Not all GMT’s reports are negative. After short-seller attacks on luggage maker Samsonite International SA and AAC Technologies Holdings Inc., GMT issued notes saying both efforts were over-egged. More recently, the firm added positive accounting flags to its screening tool.

GMT forms part of a swathe of independent research firms that are seeking to expand their businesses after the introduction of the European Union’s revised Markets in Financial Instruments Directive, known as MiFID II, which they’re betting will create more demand for niche research. Tulloch compares his focus on forensic accounting to U.S. houses CFRA Research and Schilit Forensics.

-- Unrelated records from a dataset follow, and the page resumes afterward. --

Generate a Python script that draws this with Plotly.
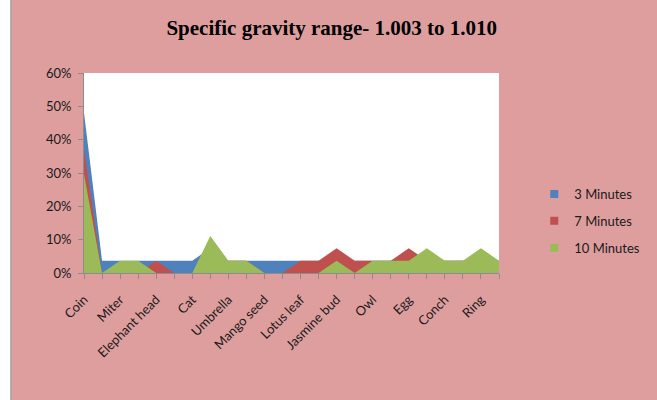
import plotly.graph_objects as go

# Category positions (24 categories, every other one labelled on the axis)
label_names = ["Coin", "Miter", "Elephant head", "Cat", "Umbrella", "Mango seed",
               "Lotus leaf", "Jasmine bud", "Owl", "Egg", "Conch", "Ring"]
n_categories = 24
x_idx = list(range(n_categories))

min3 = [0.481, 0.037, 0.037, 0.037, 0.037, 0.037, 0.037, 0.074, 0.037, 0.037, 0.037, 0.037,
        0.037, 0.037, 0.037, 0.037, 0.037, 0.037, 0.037, 0.037, 0.037, 0.037, 0.037, 0.037]
min7 = [0.370, 0.0, 0.0, 0.0, 0.037, 0.0, 0.0, 0.037, 0.037, 0.037, 0.0, 0.0,
        0.037, 0.037, 0.074, 0.037, 0.037, 0.037, 0.074, 0.037, 0.037, 0.037, 0.037, 0.037]
min10 = [0.296, 0.0, 0.037, 0.037, 0.0, 0.0, 0.0, 0.111, 0.037, 0.037, 0.0, 0.0,
         0.0, 0.0, 0.037, 0.0, 0.037, 0.037, 0.037, 0.074, 0.037, 0.037, 0.074, 0.037]

series_names = ["3 Minutes", "7 Minutes", "10 Minutes"]
colors = ["#4F81BD", "#C0504D", "#9BBB59"]
series = [min3, min7, min10]

tick_text = []
for i in range(n_categories):
    tick_text.append(label_names[i // 2] if i % 2 == 0 else "")

fig = go.Figure()
for name, vals, col in zip(series_names, series, colors):
    fig.add_trace(go.Scatter(x=x_idx, y=vals, mode="lines", fill="tozeroy",
                             fillcolor=col, line=dict(width=0, color=col),
                             name=name, showlegend=False, hoverinfo="skip"))
for i, (name, col) in enumerate(zip(series_names, colors)):
    fig.add_trace(go.Scatter(x=[None], y=[None], mode="markers",
                             marker=dict(symbol="square", size=8, color=col),
                             name=name, legendgroup=f"g{i}", showlegend=True))

PINK = "#DE9E9E"
font = "Lato, 'Open Sans', sans-serif"

fig.update_layout(
    width=657, height=400,
    margin=dict(l=84, r=155, t=73, b=127),
    paper_bgcolor=PINK, plot_bgcolor="white",
    title=dict(text="<b>Specific gravity range- 1.003 to 1.010</b>",
               font=dict(family="'Liberation Serif', 'Times New Roman', serif", size=21, color="black"),
               x=0.505, xanchor="center", y=0.93, yanchor="middle", xref="container", yref="container"),
    font=dict(family=font, size=13, color="#1a1a1a"),
    legend=dict(x=1.085, xanchor="left", y=0.26, yanchor="middle", bgcolor="rgba(0,0,0,0)",
                font=dict(family=font, size=13, color="#1a1a1a"), tracegroupgap=7,
                itemwidth=30),
    xaxis=dict(range=[0, 23], tickmode="array", tickvals=x_idx, ticktext=tick_text,
               tickangle=-45, showgrid=False, zeroline=False, showline=True,
               linecolor="#8C8C8C", linewidth=1, ticks="outside", ticklen=5, tickcolor="#8C8C8C",
               ticklabelstandoff=8, tickfont=dict(size=13)),
    yaxis=dict(range=[0, 0.6], dtick=0.1, tickformat=".0%", showgrid=False, zeroline=False,
               showline=True, linecolor="#8C8C8C", linewidth=1, ticks="outside", ticklen=5,
               tickcolor="#8C8C8C", ticklabelstandoff=4, tickfont=dict(size=13)),
    shapes=[
        dict(type="rect", xref="paper", yref="paper", x0=-1, x1=-0.177, y0=-2, y1=3,
             fillcolor="white", line=dict(width=0), layer="below"),
        dict(type="line", xref="paper", yref="paper", x0=-0.176, x1=-0.176, y0=-2, y1=3,
             line=dict(color="#A6A6A6", width=1.5), layer="below"),
    ],
)

fig.write_html("out.html", config={"displayModeBar": False},
               post_script="document.body.style.margin='0';document.body.style.padding='0';")
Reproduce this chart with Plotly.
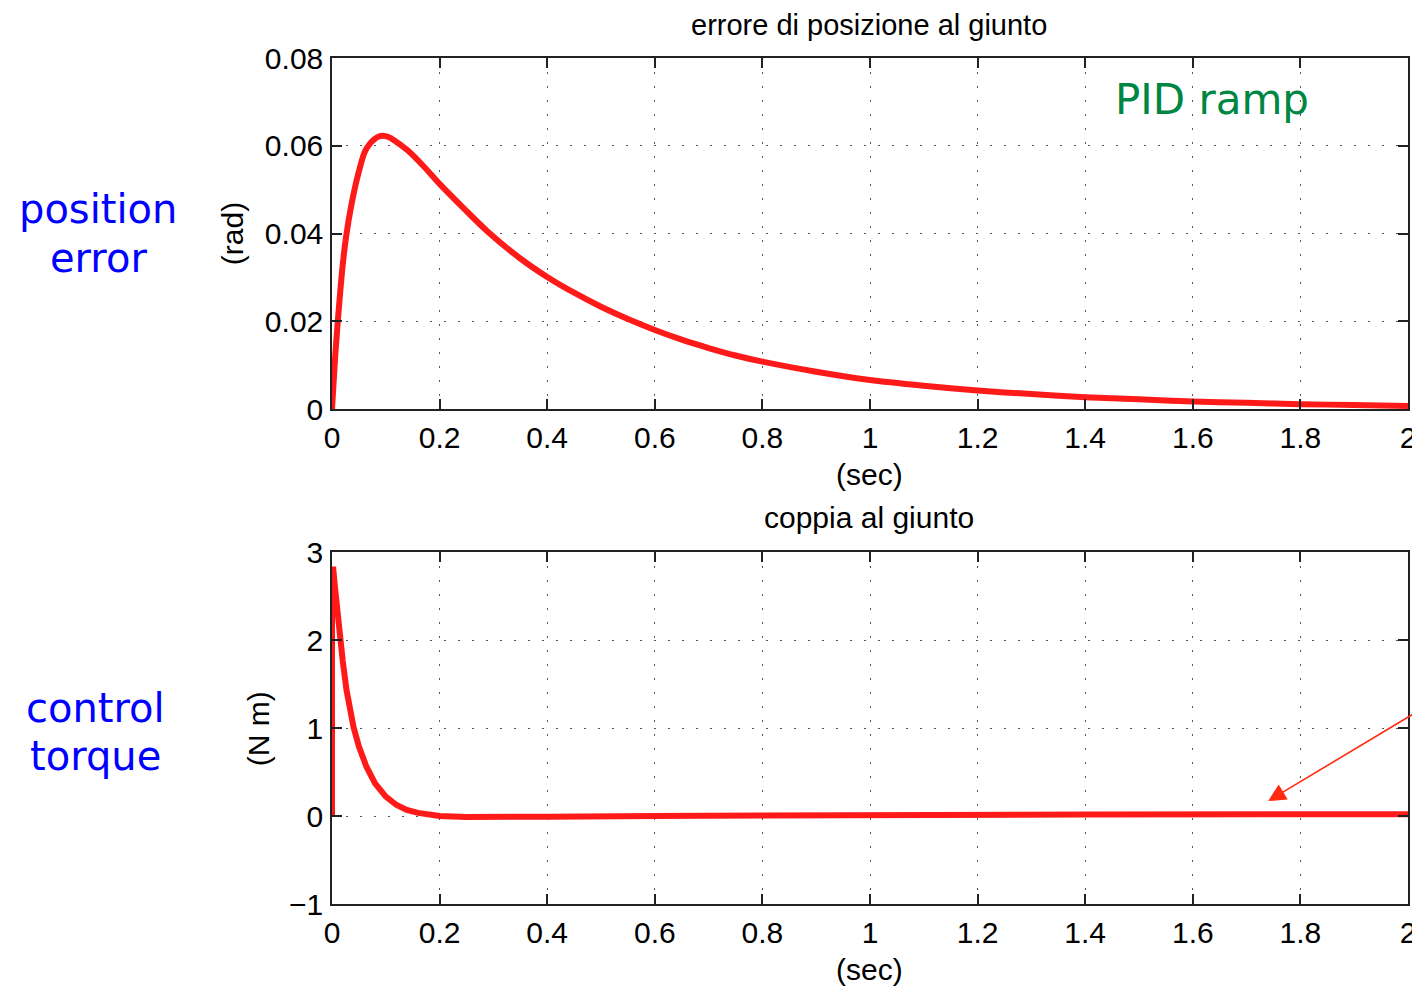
import plotly.graph_objects as go

# ---------------- data ----------------
t_err = [0, 0.0062, 0.0111, 0.0186, 0.0266, 0.0359, 0.048, 0.0606, 0.07, 0.079, 0.087,
         0.0946, 0.105, 0.116, 0.141, 0.172, 0.2, 0.25, 0.287, 0.35, 0.4, 0.45, 0.5,
         0.55, 0.6, 0.65, 0.7, 0.75, 0.8, 0.9, 1.0, 1.1, 1.2, 1.3, 1.4, 1.5, 1.6,
         1.7, 1.8, 1.9, 2.0]
err = [0, 0.0125, 0.0205, 0.0313, 0.0396, 0.0464, 0.0532, 0.0585, 0.0604, 0.0615, 0.0621,
       0.0623, 0.0620, 0.0612, 0.0589, 0.0551, 0.0513, 0.0451, 0.0407, 0.0343, 0.0301,
       0.0265, 0.0233, 0.0205, 0.0180, 0.0158, 0.0139, 0.0122, 0.0108, 0.0085, 0.0066,
       0.0053, 0.0042, 0.0034, 0.0027, 0.0022, 0.0017, 0.0014, 0.0011, 0.0009, 0.0007]

t_tq = [0, 0, 0.0025, 0.005, 0.0075, 0.01, 0.015, 0.02, 0.027, 0.033, 0.04, 0.05,
        0.064, 0.08, 0.1, 0.12, 0.139, 0.16, 0.18, 0.2, 0.25, 0.3, 0.4, 0.6, 0.8,
        1.0, 1.4, 2.0]
torque = [0, 2.8, 2.8, 2.63, 2.46, 2.29, 2.0, 1.76, 1.43, 1.22, 1.01, 0.79,
          0.56, 0.37, 0.22, 0.125, 0.07, 0.035, 0.012, 0.0, -0.01, -0.012, -0.008,
          0.0, 0.008, 0.012, 0.018, 0.02]

x_ticks = [0, 0.2, 0.4, 0.6, 0.8, 1.0, 1.2, 1.4, 1.6, 1.8, 2.0]
x_ticktext = ["0", "0.2", "0.4", "0.6", "0.8", "1", "1.2", "1.4", "1.6", "1.8", "2"]
y1_ticks = [0, 0.02, 0.04, 0.06, 0.08]
y1_ticktext = ["0", "0.02", "0.04", "0.06", "0.08"]
y2_ticks = [-1, 0, 1, 2, 3]
y2_ticktext = ["\u22121", "0", "1", "2", "3"]

title_top = "errore di posizione al giunto"
title_bot = "coppia al giunto"

# ---------------- figure ----------------
RED = "#ff1a1a"
TXT = dict(family="Liberation Sans, Arial, Helvetica, sans-serif", size=30, color="black")
BIG = "DejaVu Sans, Noto Sans, sans-serif"

W, H = 1420, 987
OFF = 8  # page body margin offset
ML, MR, MT, MB = 332 - OFF, W - (1410 - OFF), 58 - OFF, H - (904 - OFF)

fig = go.Figure()
fig.add_trace(go.Scatter(x=t_err, y=err, mode="lines",
                         line=dict(color=RED, width=6, shape="spline", smoothing=0.6),
                         xaxis="x", yaxis="y", showlegend=False))
fig.add_trace(go.Scatter(x=t_tq, y=torque, mode="lines", line=dict(color=RED, width=6),
                         xaxis="x2", yaxis="y2", showlegend=False))

ax_common = dict(
    showline=True, linecolor="#222", linewidth=1.5, mirror="ticks",
    ticks="inside", ticklen=10, tickwidth=1.5, tickcolor="#222",
    showgrid=True, gridcolor="#555", gridwidth=1.3, griddash="2px,12px",
    zeroline=False, tickfont=TXT,
)

PH = H - MT - MB
def py(pix):
    return (H - MB - (pix - OFF)) / PH

def px(pix):
    return ((pix - OFF) - ML) / (W - ML - MR)

T1, B1 = 1.0, py(409)
T2, B2 = py(552), 0.0

fig.update_layout(
    width=W, height=H,
    margin=dict(l=ML, r=MR, t=MT, b=MB),
    paper_bgcolor="white", plot_bgcolor="white",
    xaxis=dict(domain=[0, 1], anchor="y", range=[0, 2], tickvals=x_ticks,
               ticktext=x_ticktext, ticklabelstandoff=1, **ax_common),
    yaxis=dict(domain=[B1, T1], anchor="x", range=[0, 0.08], tickvals=y1_ticks,
               ticktext=y1_ticktext, ticklabelstandoff=1, **ax_common),
    xaxis2=dict(domain=[0, 1], anchor="y2", range=[0, 2], tickvals=x_ticks,
                ticktext=x_ticktext, ticklabelstandoff=1, **ax_common),
    yaxis2=dict(domain=[B2, T2], anchor="x2", range=[-1, 3], tickvals=y2_ticks,
                ticktext=y2_ticktext, ticklabelstandoff=1, **ax_common),
)

ann = []
def text(x, y, s, font, angle=0):
    ann.append(dict(xref="paper", yref="paper", x=px(x), y=py(y), text=s,
                    showarrow=False, xanchor="center", yanchor="middle",
                    font=font, textangle=angle))

text(870, 25, title_top, dict(TXT, size=29))
text(870, 517, title_bot, TXT)
text(870, 474, "(sec)", TXT)
text(870, 969, "(sec)", TXT)
text(233, 234, "(rad)", TXT, -90)
text(258, 729, "(N m)", TXT, -90)

blue = dict(family=BIG, size=40, color="#0000ff")
text(98, 209, "position", blue)
text(98, 258, "error", blue)
text(95, 708, "control", blue)
text(95, 756, "torque", blue)
text(1214, 99, "PID ramp", dict(family=BIG, size=42, color="#008643"))

# arrow pointing at the torque curve
ann.append(dict(xref="x2", yref="y2", x=1.74, y=0.17, ax=155, ay=-93, text="",
                showarrow=True, arrowhead=2, arrowsize=2.2, arrowwidth=1.6,
                arrowcolor="#ff2a10", standoff=0))

fig.update_layout(annotations=ann)
fig.write_html("out.html")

Tulloch, 47, started GMT in 2014, having previously served as research head for Thailand at CLSA Ltd. He’s joined at the firm by his wife Lisa Mangkornkarn, mergers and acquisitions adviser Nigel Stevenson and former HSBC Holdings Plc conglomerates and transport analyst Mark Webb.

Legal Threats

Tulloch says he’s received legal threats, cease and desist demands and menacing phone calls since he started the company. The Securities and Futures Commission recently ended a two-year investigation without taking any action against GMT, after a complaint by a company that the researcher wrote about in 2016, he said. The SFC declined to comment.

“They approach things from the angle of being a sceptic,” said RBC’s Nallamala. “Some people would say that everything to them looks dodgy, but that’s fine for me because I want them to think that way. When we invest in companies around the region, we are trying to avoid things that blow up and go to zero.”